Exercise objective
Transcribe the material in full. Nothing should differ except that the pictures are left out.

Source data
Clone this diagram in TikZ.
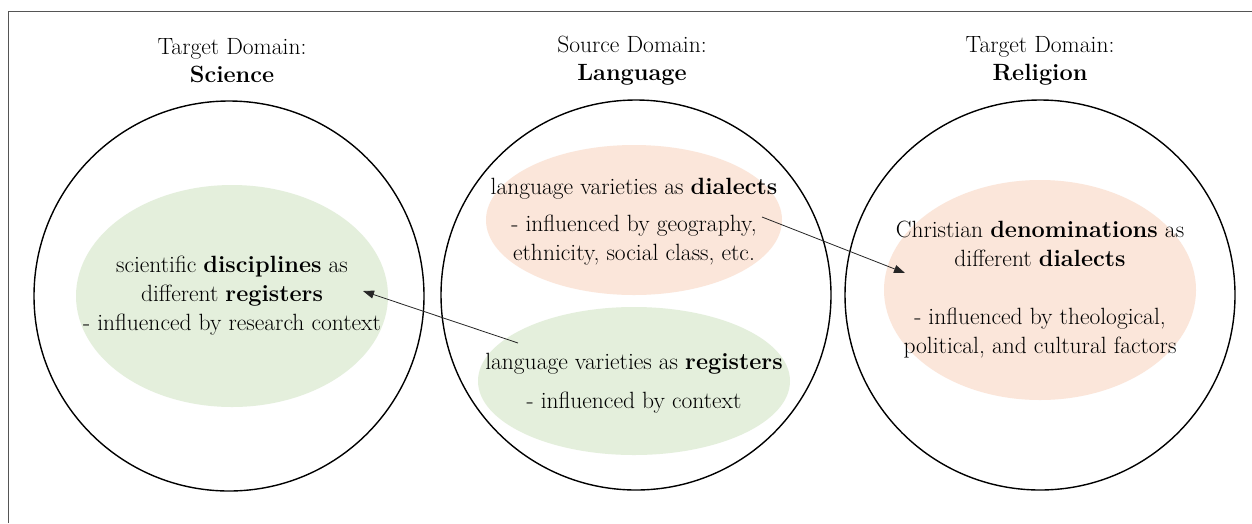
\documentclass[tikz,border=0pt]{standalone}
\usepackage{fontspec}
\usetikzlibrary{arrows.meta,shapes.geometric}
\definecolor{regfill}{HTML}{E4EFDC}
\definecolor{dialfill}{HTML}{FBE6DA}
\definecolor{framegray}{HTML}{555555}
\tikzset{
  domcircle/.style={circle,draw=black,line width=1.4pt,minimum size=390pt,inner sep=0pt},
  blob/.style={ellipse,draw=none,inner sep=0pt},
  regblob/.style={blob,fill=regfill},
  dialblob/.style={blob,fill=dialfill},
  blobtext/.style={align=center,inner sep=0pt,font=\fontsize{23.5}{29}\selectfont},
  domtitle/.style={align=center,inner sep=0pt,font=\fontsize{23.5}{28}\selectfont},
  mapping/.style={draw=black!85,line width=0.8pt,-{Triangle[length=11pt,width=8pt]}}
}
\begin{document}
\begin{tikzpicture}[x=1pt,y=-1pt]
\useasboundingbox (0,0) rectangle (1252,523);
\fill[white] (0,0) rectangle (1252,523);
% outer frame (only top and left edges fall inside the page)
\draw[framegray,line width=1.2pt] (8.5,523) -- (8.5,11.5) -- (1252,11.5);

% domain circles
\node[domcircle] (sci) at (229,296) {};
\node[domcircle] (lang) at (636,295) {};
\node[domcircle] (rel) at (1040,295) {};

% titles
\node[domtitle] (scit) at (232,61) {Target Domain:\\\textbf{Science}};
\node[domtitle] (langt) at (632,61) {Source Domain:\\\textbf{Language}};
\node[domtitle] (relt) at (1040,61) {Target Domain:\\\textbf{Religion}};

% coloured areas
\node[regblob,minimum width=312pt,minimum height=222pt] (scib) at (232,296) {};
\node[dialblob,minimum width=296pt,minimum height=150pt] (dialb) at (634,220) {};
\node[regblob,minimum width=312pt,minimum height=148pt] (regb) at (634,381) {};
\node[dialblob,minimum width=312pt,minimum height=220pt] (relb) at (1040,290) {};

% texts
\node[blobtext] (scix) at (scib.center) {scientific \textbf{disciplines} as\\different \textbf{registers}\\- influenced by research context};
\node[blobtext] (dialx) at (634,222) {language varieties as \textbf{dialects}\\[8pt]- influenced by geography,\\ethnicity, social class, etc.};
\node[blobtext] (regx) at (634,383) {language varieties as \textbf{registers}\\[10pt]- influenced by context};
\node[blobtext] (relx) at (1040,290) {Christian \textbf{denominations} as\\different \textbf{dialects}\\[29pt]- influenced by theological,\\political, and cultural factors};

% mappings
\coordinate (m1s) at (518,343);
\coordinate (m1e) at (363,291);
\coordinate (m2s) at (762,217);
\coordinate (m2e) at (905,273);
\draw[mapping] (m1s) -- (m1e);
\draw[mapping] (m2s) -- (m2e);
\end{tikzpicture}
\end{document}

Output for this task
Clone this diagram in TikZ.
\documentclass[tikz,border=0pt]{standalone}
\usepackage{fontspec}
\usetikzlibrary{arrows.meta,shapes.geometric}
\definecolor{regfill}{HTML}{E4EFDC}
\definecolor{dialfill}{HTML}{FBE6DA}
\definecolor{framegray}{HTML}{555555}
\tikzset{
  domcircle/.style={circle,draw=black,line width=1.4pt,minimum size=390pt,inner sep=0pt},
  blob/.style={ellipse,draw=none,inner sep=0pt},
  regblob/.style={blob,fill=regfill},
  dialblob/.style={blob,fill=dialfill},
  blobtext/.style={align=center,inner sep=0pt,font=\fontsize{23.5}{29}\selectfont},
  domtitle/.style={align=center,inner sep=0pt,font=\fontsize{23.5}{28}\selectfont},
  mapping/.style={draw=black!85,line width=0.8pt,-{Triangle[length=11pt,width=8pt]}}
}
\begin{document}
\begin{tikzpicture}[x=1pt,y=-1pt]
\useasboundingbox (0,0) rectangle (1252,523);
\fill[white] (0,0) rectangle (1252,523);
% outer frame (only top and left edges fall inside the page)
\draw[framegray,line width=1.2pt] (8.5,523) -- (8.5,11.5) -- (1252,11.5);

% domain circles
\node[domcircle] (sci) at (229,296) {};
\node[domcircle] (lang) at (636,295) {};
\node[domcircle] (rel) at (1040,295) {};

% titles
\node[domtitle] (scit) at (232,61) {Target Domain:\\\textbf{Science}};
\node[domtitle] (langt) at (632,61) {Source Domain:\\\textbf{Language}};
\node[domtitle] (relt) at (1040,61) {Target Domain:\\\textbf{Religion}};

% coloured areas
\node[regblob,minimum width=312pt,minimum height=222pt] (scib) at (232,296) {};
\node[dialblob,minimum width=296pt,minimum height=150pt] (dialb) at (634,220) {};
\node[regblob,minimum width=312pt,minimum height=148pt] (regb) at (634,381) {};
\node[dialblob,minimum width=312pt,minimum height=220pt] (relb) at (1040,290) {};

% texts
\node[blobtext] (scix) at (scib.center) {scientific \textbf{disciplines} as\\different \textbf{registers}\\- influenced by research context};
\node[blobtext] (dialx) at (634,222) {language varieties as \textbf{dialects}\\[8pt]- influenced by geography,\\ethnicity, social class, etc.};
\node[blobtext] (regx) at (634,383) {language varieties as \textbf{registers}\\[10pt]- influenced by context};
\node[blobtext] (relx) at (1040,290) {Christian \textbf{denominations} as\\different \textbf{dialects}\\[29pt]- influenced by theological,\\political, and cultural factors};

% mappings
\coordinate (m1s) at (518,343);
\coordinate (m1e) at (363,291);
\coordinate (m2s) at (762,217);
\coordinate (m2e) at (905,273);
\draw[mapping] (m1s) -- (m1e);
\draw[mapping] (m2s) -- (m2e);
\end{tikzpicture}
\end{document}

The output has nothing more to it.